DAYTON, Ohio - On the road in a tour bus this week, the U.S. transportation secretary is spreading some bad news: The government's Highway Trust Fund is nearly broke. If allowed to run dry, that could set back or shut down projects across the country, force widespread layoffs of construction workers and delay needed repairs and improvements.
Anthony Foxx kicked off an eight-state bus trip in Ohio to whip up public support for congressional approval of legislation to keep federal transportation aid flowing to states for another four years, and possibly longer. But Congress will have to act fast. The trust fund - the source of much of the aid - is forecast to essentially run dry sometime before the end of the federal fiscal year Sept. 30, and possibly as early as late August.
If that happens, the government will have to slow down or even halt payments to states, which rely on federal aid for most major highway projects. Uncertainty over whether there will be enough funds in the coming months is already causing officials in states such as Arkansas, California, and Colorado to consider delaying planned projects.

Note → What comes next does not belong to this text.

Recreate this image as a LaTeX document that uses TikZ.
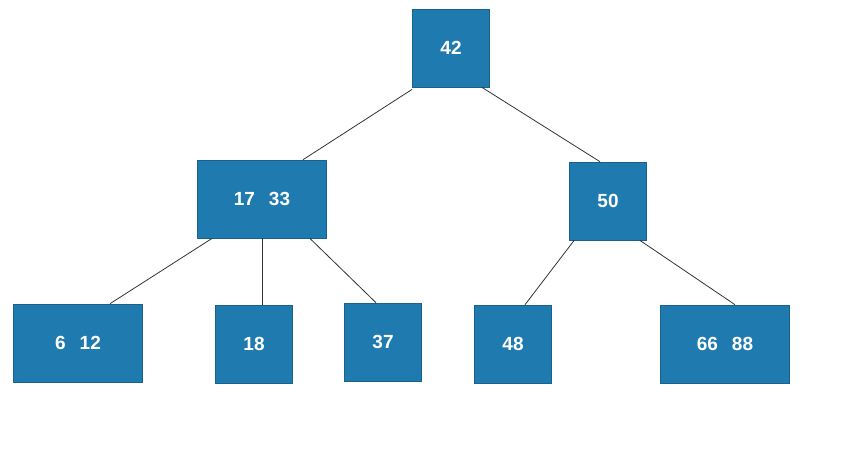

Foxx's warnings this week echo ones by President Obama, who cautioned in February that unless Congress finished a bill by summer's end then "we could see construction projects stop in their tracks." But there is little interest among politicians in an election year to consider raising gasoline taxes.
Many transportation insiders, including Foxx's predecessor, Ray LaHood, predict Congress will wind up doing what it has done repeatedly over the last five years - dip into the general treasury for enough money for to keep programs going a few weeks or a few months, at which point the exercise will have to be repeated all over again.
But keeping highway and transit aid constantly teetering on the edge of insolvency discourages state and local officials from moving ahead with bigger and more important projects that take many years to build. In 2012, Congress finally pieced together a series of one-time tax changes and spending cuts to programs unrelated to transportation in order to keep the trust fund solvent for about two years. Now, the money is nearly gone.